§ **EXERCISE PROMPT**: Find the line with "What Plotly code" and the line with "import plotly.graph_objects as go", then repeat both of them and every line in between exactly. Omit the pictures.

(Dataset items)
────────────────────────────────────────
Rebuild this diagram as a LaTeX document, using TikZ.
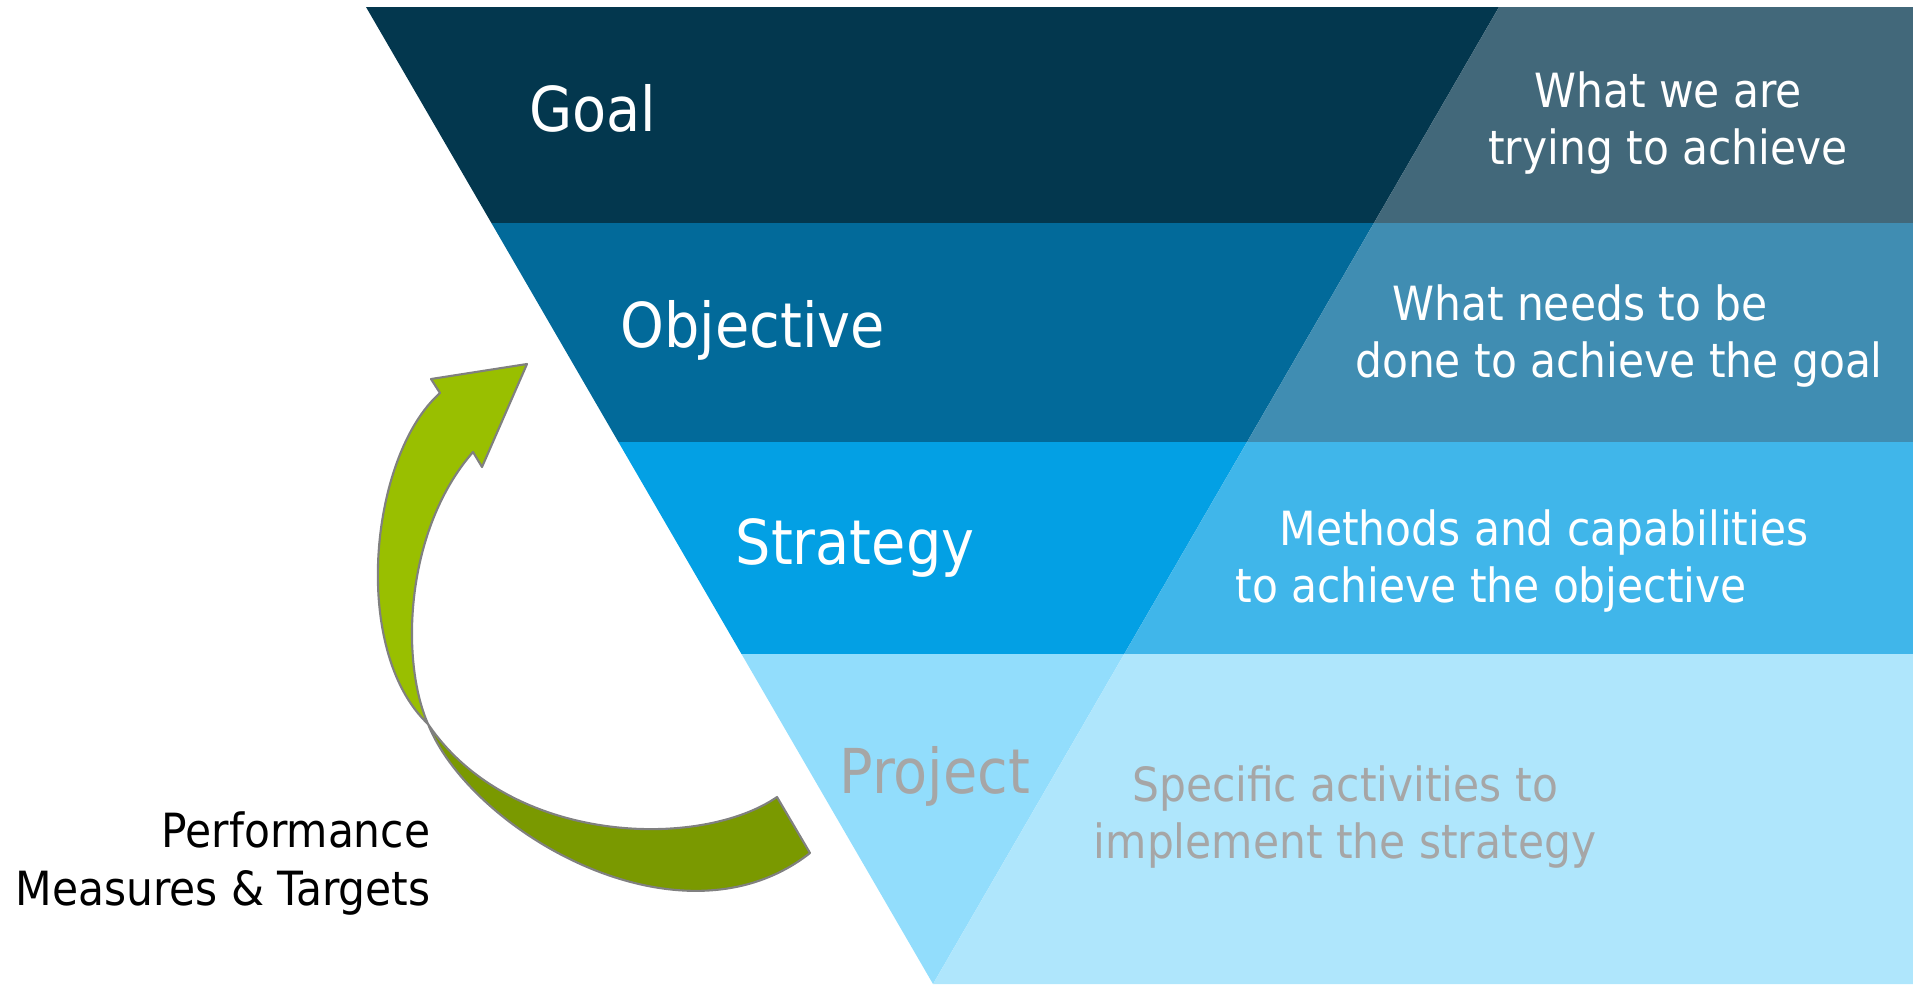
\documentclass[tikz,border=0pt]{standalone}
\usepackage{fontspec}
\setmainfont{DejaVu Sans Condensed}

\definecolor{goalL}{RGB}{3,55,78}
\definecolor{goalR}{RGB}{66,104,122}
\definecolor{objL}{RGB}{2,106,154}
\definecolor{objR}{RGB}{64,141,178}
\definecolor{strL}{RGB}{3,160,228}
\definecolor{strR}{RGB}{64,182,234}
\definecolor{prjL}{RGB}{146,221,252}
\definecolor{prjR}{RGB}{175,230,252}
\definecolor{txtgrey}{RGB}{166,166,166}
\definecolor{arrLight}{RGB}{153,191,0}
\definecolor{arrDark}{RGB}{122,153,0}
\definecolor{arrLine}{RGB}{128,128,128}

\begin{document}
\begin{tikzpicture}[x=0.01cm,y=-0.01cm,
  title/.style={anchor=base west,inner sep=0pt,text=white,font=\fontsize{17.6}{21}\selectfont},
  descr/.style={anchor=base,inner sep=0pt,align=center,text=white,font=\fontsize{13.4}{16.2}\selectfont},
  arrpart/.style={draw=arrLine,line width=0.6pt,line join=round}]

\useasboundingbox (0,0) rectangle (1913,984);

% funnel bands, darker half on the left:
\fill[goalL] (366,7) -- (1499,7) -- (1373.9,223) -- (491.4,223) -- cycle;
\fill[goalR] (1499,7) -- (1913,7) -- (1913,223) -- (1373.9,223) -- cycle;
\fill[objL] (491.4,223) -- (1373.9,223) -- (1247,442) -- (618.4,442) -- cycle;
\fill[objR] (1373.9,223) -- (1913,223) -- (1913,442) -- (1247,442) -- cycle;
\fill[strL] (618.4,442) -- (1247,442) -- (1124.2,654) -- (741.5,654) -- cycle;
\fill[strR] (1247,442) -- (1913,442) -- (1913,654) -- (1124.2,654) -- cycle;
\fill[prjL] (741.5,654) -- (1124.2,654) -- (933,984) -- cycle;
\fill[prjR] (1124.2,654) -- (1913,654) -- (1913,984) -- (933,984) -- cycle;

% band titles:
\node[title] (goal) at (529,131) {Goal};
\node[title] (objective) at (620,347) {Objective};
\node[title] (strategy) at (735,564) {Strategy};
\node[title,text=txtgrey] (project) at (839,793) {Project};

% band descriptions (base = last line):
\node[descr] (goalText) at (1668,164) {What we are\\trying to achieve};
\node[descr] (objText) at (1619,377) {What needs to be\hspace*{0.78cm}\\done to achieve the goal};
\node[descr] (strText) at (1491,602) {\hspace*{1.06cm}Methods and capabilities\\to achieve the objective};
\node[descr,text=txtgrey] (prjText) at (1345,858) {Specific activities to\\implement the strategy};

% curved arrow, upper (light) part:
\filldraw[arrpart,fill=arrLight] (527,364) -- (431,379) -- (440,393)
  .. controls (370,455) and (350,650) .. (428,724)
  .. controls (400,660) and (405,530) .. (473,452)
  -- (482,467) -- cycle;
% curved arrow, lower (dark) part:
\filldraw[arrpart,fill=arrDark] (428,724)
  .. controls (470,830) and (680,955) .. (810,853)
  -- (777,797)
  .. controls (700,850) and (510,845) .. (428,724)
  -- cycle;

\node[anchor=base east,inner sep=0pt,align=right,font=\fontsize{13.4}{16.5}\selectfont] (measures) at (431,905) {Performance\\Measures \& Targets};

\end{tikzpicture}
\end{document}
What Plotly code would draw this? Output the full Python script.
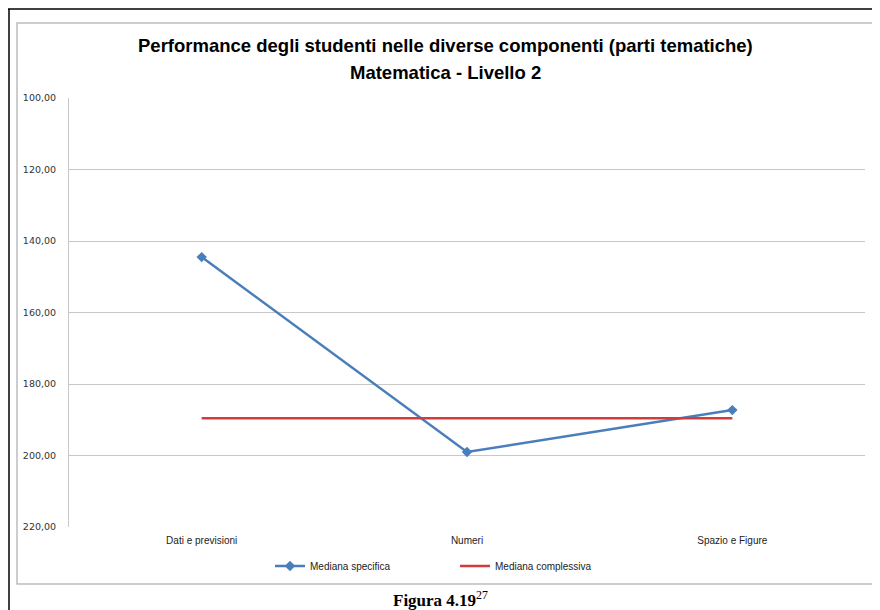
import plotly.graph_objects as go

categories = ["Dati e previsioni", "Numeri", "Spazio e Figure"]
mediana_specifica = [144.5, 199.0, 187.3]
mediana_complessiva = [189.6, 189.6, 189.6]
y_ticks = [100, 120, 140, 160, 180, 200, 220]
y_tick_labels = ["100,00", "120,00", "140,00", "160,00", "180,00", "200,00", "220,00"]

OFF = 8  # page body margin
W, H = 880 - OFF, 610 - OFF
L, R, T, B = 69 - OFF, 865 - OFF, 98 - OFF, 527 - OFF

def px(x):
    return (x - OFF - L) / (R - L)

def py(y):
    return (B - (y - OFF)) / (B - T)

fig = go.Figure()
fig.add_trace(go.Scatter(
    x=categories, y=mediana_specifica, name="Mediana specifica",
    mode="lines+markers",
    line=dict(color="#4a7ebb", width=2.5),
    marker=dict(symbol="diamond", size=8, color="#4a7ebb"),
))
fig.add_trace(go.Scatter(
    x=categories, y=mediana_complessiva, name="Mediana complessiva",
    mode="lines",
    line=dict(color="#d13b3b", width=2.5),
))

shapes = [
    dict(type="rect", xref="paper", yref="paper", x0=px(17), x1=px(877), y0=py(584), y1=py(23),
         line=dict(color="#bdbdbd", width=1.5), layer="below"),
    dict(type="line", xref="paper", yref="paper", x0=px(8), x1=px(880), y0=py(9), y1=py(9),
         line=dict(color="#000000", width=1.5)),
    dict(type="line", xref="paper", yref="paper", x0=px(9), x1=px(9), y0=py(9), y1=py(610),
         line=dict(color="#000000", width=1.5)),
]

annotations = [
    dict(text="<b>Performance degli studenti nelle diverse componenti (parti tematiche)</b>",
         xref="paper", yref="paper", x=px(445), y=py(45), showarrow=False,
         font=dict(family="Liberation Sans, Arial, sans-serif", size=18.5, color="#000000"),
         xanchor="center", yanchor="middle"),
    dict(text="<b>Matematica - Livello 2</b>",
         xref="paper", yref="paper", x=px(445), y=py(72), showarrow=False,
         font=dict(family="Liberation Sans, Arial, sans-serif", size=18.5, color="#000000"),
         xanchor="center", yanchor="middle"),
    dict(text="<b>Figura 4.19</b><sup>27</sup>",
         xref="paper", yref="paper", x=px(440), y=py(599), showarrow=False,
         font=dict(family="Liberation Serif, Times New Roman, serif", size=17, color="#000000"),
         xanchor="center", yanchor="middle"),
]

fig.update_layout(
    width=W, height=H,
    margin=dict(l=L, r=W - R, t=T, b=H - B),
    paper_bgcolor="white", plot_bgcolor="white",
    showlegend=True,
    legend=dict(orientation="h", x=px(270), y=py(566), xanchor="left", yanchor="middle",
                font=dict(family="Liberation Sans, Arial, sans-serif", size=10, color="#222"),
                entrywidth=140, entrywidthmode="pixels",
                tracegroupgap=0, bgcolor="rgba(0,0,0,0)"),
    shapes=shapes,
    annotations=annotations,
    xaxis=dict(range=[-0.5, 2.5], showgrid=False, zeroline=False,
               showline=False, ticks="", ticklabelstandoff=6,
               tickfont=dict(family="Liberation Sans, Arial, sans-serif", size=10, color="#222")),
    yaxis=dict(range=[220, 100], tickvals=y_ticks, ticktext=y_tick_labels,
               showgrid=True, gridcolor="#c8c8c8", gridwidth=1, zeroline=False,
               showline=True, linecolor="#c8c8c8", linewidth=1, ticks="",
               ticklabelstandoff=10,
               tickfont=dict(family="DejaVu Sans, sans-serif", size=9.5, color="#333")),
)

fig.write_html("out.html")
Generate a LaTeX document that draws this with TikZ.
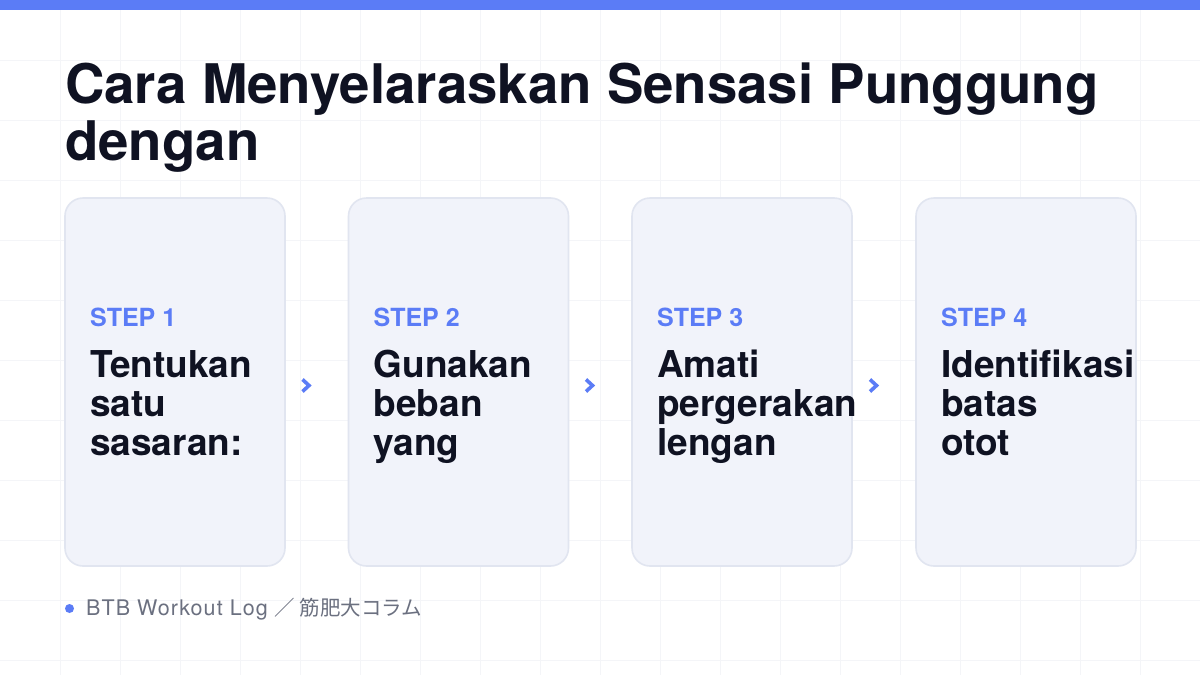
\documentclass[tikz,border=0pt]{standalone}
\usepackage{fontspec}
\setmainfont{TeX Gyre Heros}
\newfontfamily\cjkfont{Noto Sans CJK JP}
\newfontfamily\footfont[LetterSpace=5]{TeX Gyre Heros}
\definecolor{accent}{HTML}{5B7CF6}
\definecolor{ink}{HTML}{0F1222}
\definecolor{cardfill}{HTML}{F1F3FA}
\definecolor{cardline}{HTML}{E1E5F0}
\definecolor{gridc}{HTML}{F4F5F8}
\definecolor{muted}{HTML}{6B7080}
\tikzset{
  card/.style={draw=cardline, line width=1.6pt, fill=cardfill, rounded corners=18pt},
  steplabel/.style={anchor=base west, inner sep=0pt, text=accent, font=\fontsize{25}{28}\selectfont\bfseries},
  stepbody/.style={anchor=base west, inner sep=0pt, text=ink, align=left, font=\fontsize{37}{39}\selectfont\bfseries},
  titletext/.style={anchor=base west, inner sep=0pt, text=ink, font=\fontsize{54.6}{58}\selectfont\bfseries},
  chev/.style={draw=accent, line width=3.6pt, miter limit=10},
}
\begin{document}
\begin{tikzpicture}[x=1pt,y=-1pt]
\useasboundingbox (0,0) rectangle (1200,675);
\fill[white] (0,0) rectangle (1200,675);
\foreach \gx in {60,120,...,1140} \draw[gridc, line width=0.8pt] (\gx,10) -- (\gx,675);
\foreach \gy in {60,120,...,660} \draw[gridc, line width=0.8pt] (0,\gy) -- (1200,\gy);
\fill[accent] (0,0) rectangle (1200,10);
\node[titletext] (title1) at (65,103) {Cara Menyelaraskan Sensasi Punggung};
\node[titletext] (title2) at (65,160) {dengan};
\draw[card] (65,198) rectangle ++(220,368);
\draw[card] (348.5,198) rectangle ++(220,368);
\draw[card] (632,198) rectangle ++(220,368);
\draw[card] (916,198) rectangle ++(220,368);
\node[steplabel] (s1) at (90,326) {STEP 1};
\node[steplabel] (s2) at (373.5,326) {STEP 2};
\node[steplabel] (s3) at (657,326) {STEP 3};
\node[steplabel] (s4) at (941,326) {STEP 4};
\node[stepbody] (b1) at (90,455) {Tentukan\\satu\\sasaran:};
\node[stepbody] (b2) at (373.5,455) {Gunakan\\beban\\yang};
\node[stepbody] (b3) at (657,455) {Amati\\pergerakan\\lengan};
\node[stepbody] (b4) at (941,455) {Identifikasi\\batas\\otot};
\foreach \chx in {302.5,586,870} \draw[chev] (\chx,379.5) -- ++(6.5,6) -- ++(-6.5,6);
\fill[accent] (69.5,608.5) circle (4.5);
\node[anchor=base west, inner sep=0pt, text=muted, font=\footfont\fontsize{21.5}{24}\selectfont] (foot) at (86,615) {BTB Workout Log {\cjkfont\fontsize{20.5}{24}\selectfont ／ 筋肥大コラム}};
\end{tikzpicture}
\end{document}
────────────────────────────────────────
§ **ANSWER TO THE TASK**:
What Plotly code would draw this? Output the full Python script.
import plotly.graph_objects as go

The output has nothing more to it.